Maybe it's the "mechanic" who buggered my nissan van a few years ago - he thought every problem originated from the head gasket. Perhaps he just wants to be sure before he does it again, the customer will wait... some are as stupid as I was.

Reply to
jg

Hi.

I have changed my ID from Rock to Andy Mann but not out of choice but advised that tomtom.com was a domain name which I was requested to change so decided to change also the user ID from Rock to Andy Mann.

I really love my 740 Estate so does my wife and we don't want to scrap it based on cost, I have an MOT in May so depending on that cost will depend on what I do with the problem with the cooling system.

I am nearly 60 and don't know how to change the head gasket that is if it is the head gasket at a cost of £200 and then find the problem is still there and it was the heater matrix.

So apologise and hope I have clarified my reasons for postings, I am going to now try the hand on the reservoir to see if there is instant pressure.

Reply to
Andy Mann

You can call yourself what you like on the internet - nobody has a right to know your true identity. But when several different people all post from the same computer, and all cover the same ground, it makes troll alarms ring.

Using other people's domains is a bit naughty. If you want to obfuscate your email address completely, you could use snipped-for-privacy@privacy.net The owner of this set it up especially for people who don't want to disclose their addy on forums, and allows anybody to use it thus. Although your earlier noreply@invalid would do also. You probably realise that tom_tom.com is an impossible domain, because of the '_' in it.

We sympathise with that. But let's recap what you have described under your various IDs:

From memory:

Your heater makes gurgling noises and stops working. You are losing water from the cooling system, but there is no apparent leak. The cooling system becomes pressurised, even before the water has had time to heat up. The system remains pressurised, even after the engine is long cold. There are strange smells in the header tank that might be exhaust fumes.
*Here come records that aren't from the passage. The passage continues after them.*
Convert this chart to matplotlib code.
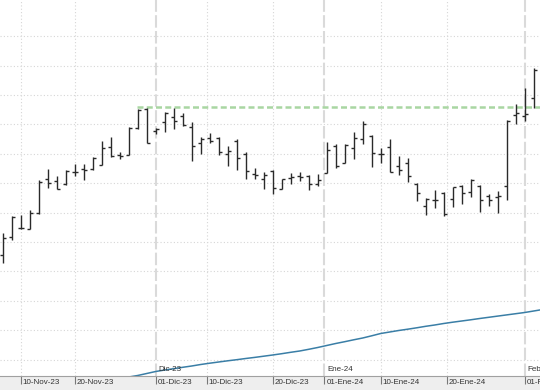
import matplotlib
matplotlib.use('agg')
import matplotlib.pyplot as plt
import numpy as np
import pandas as pd

# trading days (holidays: 25/26 Dec, 1 Jan)
dates = pd.bdate_range('2023-11-08', '2024-02-05', freq='C',
                       holidays=['2023-12-25', '2023-12-26', '2024-01-01'])

opens = [14.5, 16.35, 17.25, 17.1, 18.7, 22.1, 21.9, 21.6, 22.85, 23.1,
         23.1, 23.5, 25.3, 24.5, 24.55, 27.2, 29.07, 26.9, 27.8, 28.3,
         28.45, 27.3, 25.7, 26.2, 26.2, 24.6, 25.95, 24.6, 22.65, 22.1,
         22.9, 21.1, 22.2, 22.4, 22.4, 21.6, 22.75, 25.43, 23.73, 25.17,
         26.15, 26.43, 24.6, 25.33, 23.4, 23.67, 21.57, 19.4, 20.0, 20.7,
         20.07, 21.43, 20.77, 21.43, 20.4, 20.3, 21.4, 28.5, 28.4, 30.17, 33.2]
highs = [16.67, 18.4, 18.5, 19.0, 22.0, 23.1, 22.45, 23.0, 23.6, 23.65,
         24.35, 25.95, 26.35, 24.8, 27.3, 29.1, 29.17, 27.2, 28.8, 29.2,
         28.7, 27.8, 26.35, 26.67, 26.3, 25.45, 26.15, 24.8, 23.17, 22.8,
         23.0, 22.15, 22.75, 22.83, 22.5, 22.6, 25.83, 25.57, 25.6, 26.77,
         27.9, 26.5, 25.17, 26.1, 24.37, 24.2, 21.67, 20.2, 21.0, 20.77,
         21.33, 21.5, 22.07, 21.5, 20.57, 20.9, 28.0, 29.57, 31.17, 33.23, 34.0]
lows = [13.7, 16.0, 17.13, 17.07, 18.65, 21.25, 21.1, 21.55, 22.4, 22.0,
        23.05, 23.5, 24.3, 24.1, 24.5, 27.15, 25.67, 26.65, 26.85, 27.15,
        27.45, 23.9, 24.6, 25.67, 24.5, 23.43, 23.0, 22.13, 22.1, 21.15,
        20.6, 21.07, 21.6, 21.9, 21.03, 21.45, 22.73, 23.2, 23.67, 24.07,
        25.6, 23.33, 23.75, 22.77, 22.5, 21.8, 19.9, 18.55, 19.23, 18.4,
        19.33, 19.6, 20.27, 18.83, 19.43, 18.67, 20.0, 27.6, 27.9, 29.17, 32.0]
closes = [16.17, 18.3, 17.17, 18.7, 21.85, 21.7, 21.15, 22.95, 22.8, 23.05,
          24.2, 25.2, 24.4, 24.4, 27.25, 29.0, 25.73, 27.1, 28.7, 27.95,
          27.5, 25.4, 26.15, 25.95, 24.83, 24.95, 24.2, 22.9, 22.47, 22.55,
          21.17, 22.07, 22.3, 22.35, 21.57, 22.03, 25.0, 23.37, 25.47, 26.23,
          27.6, 24.75, 24.58, 22.8, 23.0, 22.43, 20.75, 20.1, 20.05, 18.65,
          21.27, 20.67, 22.0, 20.0, 20.0, 20.4, 27.93, 28.73, 28.6, 32.97, 33.4]

# long moving average (starts at bar 14)
ma_start = 14
ma = [2.3, 2.45, 2.65, 2.85, 3.0, 3.13, 3.27, 3.4, 3.55, 3.68,
      3.8, 3.92, 4.03, 4.15, 4.26, 4.38, 4.5, 4.63, 4.77, 4.9,
      5.07, 5.25, 5.45, 5.65, 5.83, 6.02, 6.2, 6.42, 6.65, 6.8,
      6.95, 7.08, 7.22, 7.37, 7.5, 7.65, 7.78, 7.9, 8.02, 8.15,
      8.27, 8.39, 8.51, 8.63, 8.75, 8.9, 9.05]

resistance = 29.3
resistance_from = 14.9

day_ticks = ['2023-11-10', '2023-11-20', '2023-12-01', '2023-12-10', '2023-12-20',
             '2024-01-01', '2024-01-10', '2024-01-20', '2024-02-01']
day_labels = ['10-Nov-23', '20-Nov-23', '01-Dic-23', '10-Dic-23', '20-Dic-23',
              '01-Ene-24', '10-Ene-24', '20-Ene-24', '01-Feb-24']
month_ticks = ['2023-12-01', '2024-01-01', '2024-02-01']
month_labels = ['Dic-23', 'Ene-24', 'Feb-24']

idx = np.arange(len(dates))
day_num = dates.values.astype('datetime64[D]').astype(float)
def pos(d):
    return np.interp(np.datetime64(d, 'D').astype(float), day_num, idx)

fig = plt.figure(figsize=[5.4, 3.9], dpi=100, facecolor='#eeeeee')
ax = fig.add_axes([0, 14/390, 1, 376/390])
ax.set_facecolor('white')
ax.set_xlim(-0.3, 59.7)
ax.set_ylim(2.4, 40)

# grid
for g in np.arange(4.04, 37, 2.94):
    ax.axhline(g, color='#d6d6d6', lw=0.8, ls=(0, (1, 2)), zorder=0)
month_pos = [pos(d) for d in month_ticks]
for d in day_ticks:
    if d in month_ticks:
        continue
    ax.axvline(pos(d), color='#d6d6d6', lw=0.8, ls=(0, (1, 2)), zorder=0)
for p, lab in zip(month_pos, month_labels):
    ax.axvline(p, color='#dadada', lw=1.5, ls=(0, (6, 1.6)), zorder=0, clip_on=False)
    ax.annotate(lab, (p, 0), xycoords=('data', 'axes fraction'), xytext=(2, 2),
                textcoords='offset points', fontsize=5.8, family='Liberation Sans',
                color='#333333', va='bottom', ha='left')

# ohlc bars
w = 0.33
ax.vlines(idx, lows, highs, color='#2a2a2a', lw=1.0, zorder=3)
ax.hlines(opens, idx - w, idx, color='#2a2a2a', lw=1.0, zorder=3)
ax.hlines(closes, idx, idx + w, color='#2a2a2a', lw=1.0, zorder=3)

ax.plot(idx[ma_start:ma_start + len(ma)], ma, color='#3a7ea6', lw=1.1, zorder=2)
ax.plot([resistance_from, 61], [resistance, resistance], color='#a9d6a2', lw=1.8,
        dashes=(2.4, 1.3), zorder=2)

for s in ['top', 'right', 'left']:
    ax.spines[s].set_visible(False)
ax.spines['bottom'].set_color('#a0a0a0')
ax.set_yticks([])
ax.set_xticks([pos(d) for d in day_ticks])
ax.set_xticklabels([])
ax.tick_params(axis='x', direction='out', length=6, color='#777777', width=0.8)
for d, lab in zip(day_ticks, day_labels):
    ax.annotate(lab, (pos(d), 0), xycoords=('data', 'axes fraction'), xytext=(1.5, -2.5),
                textcoords='offset points', fontsize=5.8, family='Liberation Sans',
                color='#333333', va='top', ha='left', annotation_clip=False)

fig.savefig('out.png', dpi=100, facecolor=fig.get_facecolor())
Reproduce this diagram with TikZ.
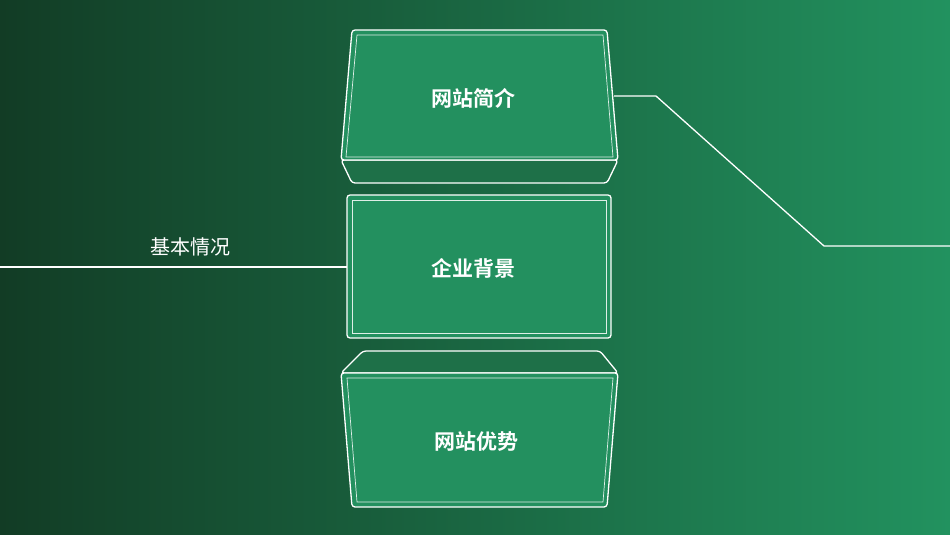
\documentclass[tikz,border=0pt]{standalone}
\usepackage{fontspec}
\newfontfamily\cjk{Noto Sans CJK SC}
\newfontfamily\cjkb{Noto Sans CJK SC Bold}
\definecolor{bgl}{HTML}{123C25}
\definecolor{bgr}{HTML}{22925F}
\definecolor{face}{HTML}{23905F}
\definecolor{slab}{HTML}{1E7048}
\begin{document}
\begin{tikzpicture}[x=1pt,y=-1pt,
  outl/.style={draw=white,line width=1.3pt,rounded corners=3pt,line join=round},
  inl/.style={draw=white!85!face,line width=0.7pt},
  lab/.style={text=white,font=\cjkb\fontsize{21}{21}\selectfont},
  wire/.style={draw=white,line width=1.3pt}]
\shade[left color=bgl,right color=bgr] (0,0) rectangle (950,535);
\useasboundingbox (0,0) rectangle (950,535);
% top box
\path[outl,fill=slab] (341,160) -- (352,183) -- (607,183) -- (618,160) -- cycle;
\path[outl,fill=face] (352,30) -- (607,30) -- (618,160) -- (341,160) -- cycle;
\path[inl] (357,35) -- (603,35) -- (613,157) -- (346,157) -- cycle;
\node[lab] (a) at (473,98) {网站简介};
% middle box
\path[outl,fill=face] (347,195) rectangle (611,338);
\path[inl] (352,200) rectangle (606,333);
\node[lab] (b) at (473,268) {企业背景};
% bottom box
\path[outl,fill=slab] (363,351) -- (600,351) -- (618,373) -- (341,373) -- cycle;
\path[outl,fill=face] (341,373) -- (618,373) -- (607,507) -- (352,507) -- cycle;
\path[inl] (347,378) -- (613,378) -- (603,502) -- (357,502) -- cycle;
\node[lab] (c) at (476,442) {网站优势};
% connectors
\coordinate (l0) at (0,267);
\coordinate (l1) at (347,267);
\draw[wire] (l0) -- (l1);
\node[text=white,font=\cjk\fontsize{20}{20}\selectfont] (t) at (190,247) {基本情况};
\coordinate (r0) at (614,96);
\coordinate (r1) at (656,96);
\coordinate (r2) at (824,246);
\coordinate (r3) at (950,246);
\draw[wire] (r0) -- (r1) -- (r2) -- (r3);
\end{tikzpicture}
\end{document}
Together, all of these point inexorably to head gasket failure. It

*may* be a cracked head (unusual), or even a cracked block (very unusual), but these faults will require the same initial amount of dismantling to find out. Head gasket failure seems fairly common on older red block engines.

It *may* be that you have several different problems causing some of the above symptoms, but taken together, most people will suggest head gasket.

What you won't get from anyone who has any experience, is a 100% absolute guaranteed diagnosis, no matter how many different ways you describe the symptoms.